Everyone seemed to have a different opinion
as to just who this man was.
Some said he was Elijah, back from the whirlwind;
others said he was yet another great prophet
in a line that went back more than a thousand years to Moses.
You still had not come a conclusion;
you were still trying to listen, to learn,
to figure it out.

You were at the back of the crowd
and you could see that Jesus was talking,
but the chatter of the people all around you
drowned out his words.
You saw Peter the fisherman try to pull Jesus aside,
but Jesus would have none of it.
Even from a distance, you could tell that
Jesus was angry with Peter.
Their sudden quarrel caught everyone’s attention
and the crowd grew quiet.
Jesus turned from Peter and spoke to the crowd;
this time you could hear every word:
“If any want to become my followers,
let them deny themselves
and take up their cross and follow me.
For those who want to save their life will lose it,
and those who lose their life for my sake,
and for the sake of the gospel will save it.
For what will it profit them to gain the whole world
and forfeit their life?”
(Mark 8:34-36)

The words fell heavily on everyone standing around you.
You could tell his words made the crowd uncomfortable;
they made you uncomfortable.
“Deny yourself;…
Take up your cross and follow me…
Lose your life for my sake”
This was strong stuff;
Well beyond John the Baptizer’s rantings:
“repent you brood of vipers!”
This seemed so extreme,
so far beyond what you thought he was going to say.
On other occasions you had heard him speak with such compassion
for the poor, the sick,
the elderly, the widows, the orphans.
You had heard him say, “blessed are the merciful,
blessed are the pure in heart;
blessed are the meek…”
But now, “deny yourself;
take up your cross;
lose your life for my sake.”

What did he mean?
A person who takes up a cross
does so for one reason only: to die, to die by crucifixion.
Was he asking people to show their support for his words
by dying, by allowing themselves to be killed?
Did he expect everyone to take his words literally?
What was the lesson this rabbi, this teacher,
wanted his listeners to learn?
What did he want?
What did this man want from those who followed him?
What did this man want from you?

Ah, but it is late in the day
and it is hot and you are tired.
If you leave now,
you can get into town before the rest of the crowd
and find a place to eat and sleep.
And so you walk away, wondering,
what does this Jesus of Nazareth want from us?
What does he want from me?
As you walk away you can’t help but think
that what he wants is far more than you are willing to give.

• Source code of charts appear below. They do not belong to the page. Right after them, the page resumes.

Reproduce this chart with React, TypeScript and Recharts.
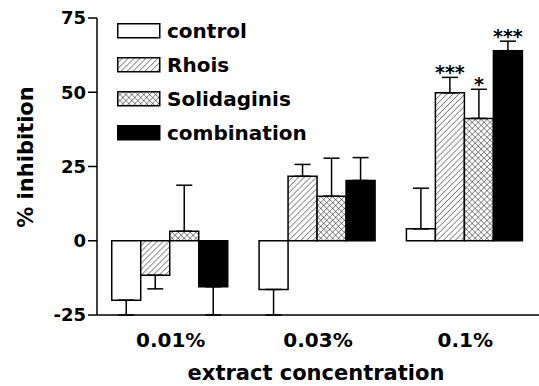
import React from "react";
import {
  BarChart,
  Bar,
  XAxis,
  YAxis,
  ErrorBar,
  LabelList,
  Label,
} from "recharts";

const categories = ["0.01%", "0.03%", "0.1%"];
const seriesNames = ["control", "Rhois", "Solidaginis", "combination"];

const control = [-20, -16.4, 4];
const controlErr = [5, 8.6, 13.7];
const rhois = [-11.6, 21.7, 49.8];
const rhoisErr = [4.6, 4, 5.2];
const solid = [3.2, 15, 41.2];
const solidErr = [15.5, 12.8, 9.8];
const combo = [-15.5, 20.3, 64];
const comboErr = [9.5, 7.7, 3.2];

const rhoisStars = ["", "", "***"];
const solidStars = ["", "", "*"];
const comboStars = ["", "", "***"];

const yTicks = [-25, 0, 25, 50, 75];

const FONT = "'DejaVu Sans', sans-serif";

// error bars only go away from zero
const oneSided = (v: number, e: number) => (v < 0 ? [e, 0] : [0, e]);

const data = categories.map((cat, i) => ({
  cat,
  control: control[i],
  controlErr: oneSided(control[i], controlErr[i]),
  rhois: rhois[i],
  rhoisErr: oneSided(rhois[i], rhoisErr[i]),
  rhoisStar: rhoisStars[i],
  solid: solid[i],
  solidErr: oneSided(solid[i], solidErr[i]),
  solidStar: solidStars[i],
  combo: combo[i],
  comboErr: oneSided(combo[i], comboErr[i]),
  comboStar: comboStars[i],
}));

const Patterns = ({ prefix }: { prefix: string }) => (
  <defs>
    <pattern
      id={`${prefix}-hatch`}
      patternUnits="userSpaceOnUse"
      width={4.2}
      height={10}
      patternTransform="rotate(45)"
    >
      <rect width={4.2} height={10} fill="#fff" />
      <line x1={0} y1={0} x2={0} y2={10} stroke="#222" strokeWidth={1} />
    </pattern>
    <pattern
      id={`${prefix}-cross`}
      patternUnits="userSpaceOnUse"
      width={4.2}
      height={4.2}
      patternTransform="rotate(45)"
    >
      <rect width={4.2} height={4.2} fill="#fff" />
      <line x1={0} y1={0} x2={0} y2={4.2} stroke="#222" strokeWidth={0.9} />
      <line x1={0} y1={0} x2={4.2} y2={0} stroke="#222" strokeWidth={0.9} />
    </pattern>
  </defs>
);

const fills = (prefix: string) => [
  "#fff",
  `url(#${prefix}-hatch)`,
  `url(#${prefix}-cross)`,
  "#000",
];

const makeStar = (values: number[], errs: number[]) => (props: any) => {
  const { x, y, width, height, value, index } = props;
  if (!value) return null;
  const v = values[index];
  const errPx = (errs[index] * height) / v;
  return (
    <text
      x={x + width / 2}
      y={y - errPx + 2}
      textAnchor="middle"
      fontFamily={FONT}
      fontWeight="bold"
      fontSize={19}
      fill="#000"
    >
      {value}
    </text>
  );
};

const XTick = (props: any) => {
  const { x, y, payload } = props;
  return (
    <text
      x={x}
      y={y + 24}
      textAnchor="middle"
      fontFamily={FONT}
      fontWeight="bold"
      fontSize={20}
      fill="#000"
    >
      {payload.value}
    </text>
  );
};

export default function App() {
  const barFills = fills("bar");
  const legendFills = fills("lg");

  return (
    <div style={{ position: "absolute", left: 0, top: 0, width: 539, height: 386, background: "#fff" }}>
      <BarChart
        width={539}
        height={386}
        data={data}
        margin={{ top: 18, right: 0, left: 0, bottom: 0 }}
        barGap={0}
        barCategoryGap="10%"
      >
        <Patterns prefix="bar" />
        <XAxis
          dataKey="cat"
          height={71}
          tickLine={false}
          axisLine={{ stroke: "#000", strokeWidth: 1.5 }}
          tick={<XTick />}
          interval={0}
        >
          <Label
            content={({ viewBox }: any) => (
              <text
                x={viewBox.x + viewBox.width / 2 - 2}
                y={viewBox.y + viewBox.height - 6}
                textAnchor="middle"
                fontFamily={FONT}
                fontWeight="bold"
                fontSize={21}
                fill="#000"
              >
                extract concentration
              </text>
            )}
          />
        </XAxis>
        <YAxis
          width={97}
          domain={[-25, 75]}
          ticks={yTicks}
          tickSize={9}
          axisLine={{ stroke: "#000", strokeWidth: 1.5 }}
          tickLine={{ stroke: "#000", strokeWidth: 1.5 }}
          tick={{ fill: "#000", fontSize: 18, fontWeight: "bold", fontFamily: FONT }}
        >
          <Label
            content={() => (
              <text
                transform="translate(33,157) rotate(-90)"
                textAnchor="middle"
                fontFamily={FONT}
                fontWeight="bold"
                fontSize={21}
                fill="#000"
              >
                % inhibition
              </text>
            )}
          />
        </YAxis>

        <Bar dataKey="control" fill={barFills[0]} stroke="#000" strokeWidth={1.5} isAnimationActive={false}>
          <ErrorBar dataKey="controlErr" width={8} stroke="#000" strokeWidth={1.5} direction="y" />
        </Bar>
        <Bar dataKey="rhois" fill={barFills[1]} stroke="#000" strokeWidth={1.5} isAnimationActive={false}>
          <ErrorBar dataKey="rhoisErr" width={8} stroke="#000" strokeWidth={1.5} direction="y" />
          <LabelList dataKey="rhoisStar" content={makeStar(rhois, rhoisErr)} />
        </Bar>
        <Bar dataKey="solid" fill={barFills[2]} stroke="#000" strokeWidth={1.5} isAnimationActive={false}>
          <ErrorBar dataKey="solidErr" width={8} stroke="#000" strokeWidth={1.5} direction="y" />
          <LabelList dataKey="solidStar" content={makeStar(solid, solidErr)} />
        </Bar>
        <Bar dataKey="combo" fill={barFills[3]} stroke="#000" strokeWidth={1.5} isAnimationActive={false}>
          <ErrorBar dataKey="comboErr" width={8} stroke="#000" strokeWidth={1.5} direction="y" />
          <LabelList dataKey="comboStar" content={makeStar(combo, comboErr)} />
        </Bar>
      </BarChart>

      {/* Legend */}
      <div style={{ position: "absolute", left: 117, top: 14, fontFamily: FONT, fontWeight: "bold", fontSize: 20 }}>
        {seriesNames.map((name, i) => (
          <div key={name} style={{ display: "flex", alignItems: "center", height: 34 }}>
            <svg width={44} height={16} style={{ display: "block" }}>
              <Patterns prefix="lg" />
              <rect x={0.75} y={0.75} width={42} height={14} fill={legendFills[i]} stroke="#000" strokeWidth={1.5} />
            </svg>
            <span style={{ marginLeft: 6, lineHeight: "20px" }}>{name}</span>
          </div>
        ))}
      </div>
    </div>
  );
}
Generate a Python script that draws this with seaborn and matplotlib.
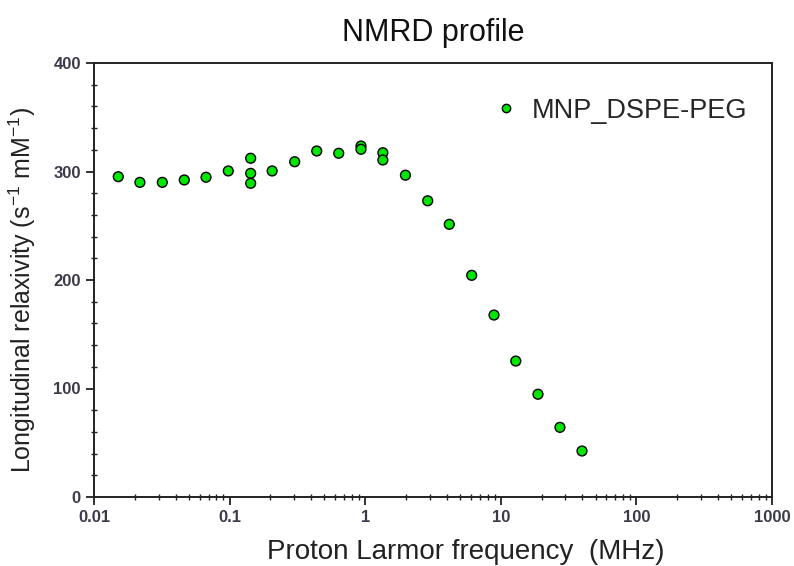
import numpy as np
import pandas as pd
from matplotlib import pyplot as plt
from matplotlib.ticker import LogLocator, MultipleLocator, FixedLocator, FixedFormatter, NullFormatter
import seaborn as sns

sns.set_style('ticks')
plt.rcParams['font.family'] = ['Liberation Sans', 'DejaVu Sans']

# NMRD data
freq_mhz = [0.0151, 0.0218, 0.0319, 0.0463, 0.0670, 0.0978,
            0.143, 0.143, 0.143, 0.206, 0.302, 0.439, 0.638,
            0.931, 0.931, 1.35, 1.35, 1.98, 2.89, 4.17, 6.10,
            8.91, 12.9, 18.8, 27.3, 39.7]
relaxivity = [295.2, 290.0, 290.0, 292.2, 294.7, 300.5,
              312.2, 298.3, 289.1, 300.5, 309.0, 318.9, 316.8,
              323.5, 320.5, 317.3, 310.6, 296.6, 273.0, 251.3, 204.3,
              167.7, 125.3, 94.7, 64.2, 42.4]
sample = 'MNP_DSPE-PEG'

xticks = [0.01, 0.1, 1, 10, 100, 1000]
xticklabels = ['0.01', '0.1', '1', '10', '100', '1000']
yticks = [0, 100, 200, 300, 400]

df = pd.DataFrame({'freq': freq_mhz, 'r1': relaxivity, 'sample': sample})

fig = plt.figure(figsize=(7.94, 5.66), dpi=100)
ax = fig.add_axes([94/794, 1-497/566, (772-94)/794, (497-63)/566])

sns.scatterplot(data=df, x='freq', y='r1', hue='sample', palette=['#00e600'],
                s=50, edgecolor='black', linewidth=1.0, marker='o', ax=ax, zorder=3)

ax.set_xscale('log')
ax.set_xlim(0.01, 1000)
ax.set_ylim(0, 400)
ax.xaxis.set_major_locator(FixedLocator(xticks))
ax.xaxis.set_major_formatter(FixedFormatter(xticklabels))
ax.xaxis.set_minor_locator(LogLocator(base=10, subs=np.arange(2, 10)))
ax.xaxis.set_minor_formatter(NullFormatter())
ax.yaxis.set_major_locator(FixedLocator(yticks))
ax.yaxis.set_minor_locator(MultipleLocator(20))

for side in ['left', 'right', 'top', 'bottom']:
    ax.spines[side].set_visible(True)
    ax.spines[side].set_color('#222222')
    ax.spines[side].set_linewidth(1.4)

ax.tick_params(which='major', direction='out', length=6, width=1.3, color='#222222',
               labelsize=12, labelcolor='#3a3a4a', top=False, right=False)
ax.tick_params(which='minor', direction='inout', length=4, width=1.0, color='#222222',
               top=False, right=False)
for lab in ax.get_xticklabels() + ax.get_yticklabels():
    lab.set_fontweight('bold')

ax.set_title('NMRD profile', fontsize=22, pad=16, color='#111111')
ax.set_xlabel('Proton Larmor frequency  (MHz)', fontsize=20, color='#222222')
ax.xaxis.set_label_coords(0.549, -0.097)
ax.set_ylabel(r'Longitudinal relaxivity (s$^{\mathregular{-1}}$ mM$^{\mathregular{-1}}$)',
              fontsize=18, color='#222222')
ax.yaxis.set_label_coords(-0.083, 0.477)

ax.legend(loc='upper right', bbox_to_anchor=(0.979, 0.945), frameon=False,
          fontsize=19.5, handlelength=1.0, handletextpad=0.45, markerscale=0.85,
          borderaxespad=0)

fig.savefig('out.png', dpi=100)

What does Jesus want from us?
We have been struggling with that question
ever since Jesus first came up
out of the waters of the Jordan.
What does Jesus want from us?
The answer is painfully clear:
he wants a lot more from us
than any of us is prepared to give.
For what Jesus wants from us is simple:
he wants our lives,
he wants all of us, every part of us.
He wants us to die to things of this world,
and to be reborn through him.
And those who have called themselves followers of Christ
have struggled with that ever since.

Jesus wants our lives,
wants us to open ourselves to
transformation through the Holy Spirit,
wants us to turn from lives of the flesh to lives of the Spirit.
But how do we respond?
We adapt Christ to our lives.
We fit Jesus in here and there
in our lives and call ourselves faithful adherents.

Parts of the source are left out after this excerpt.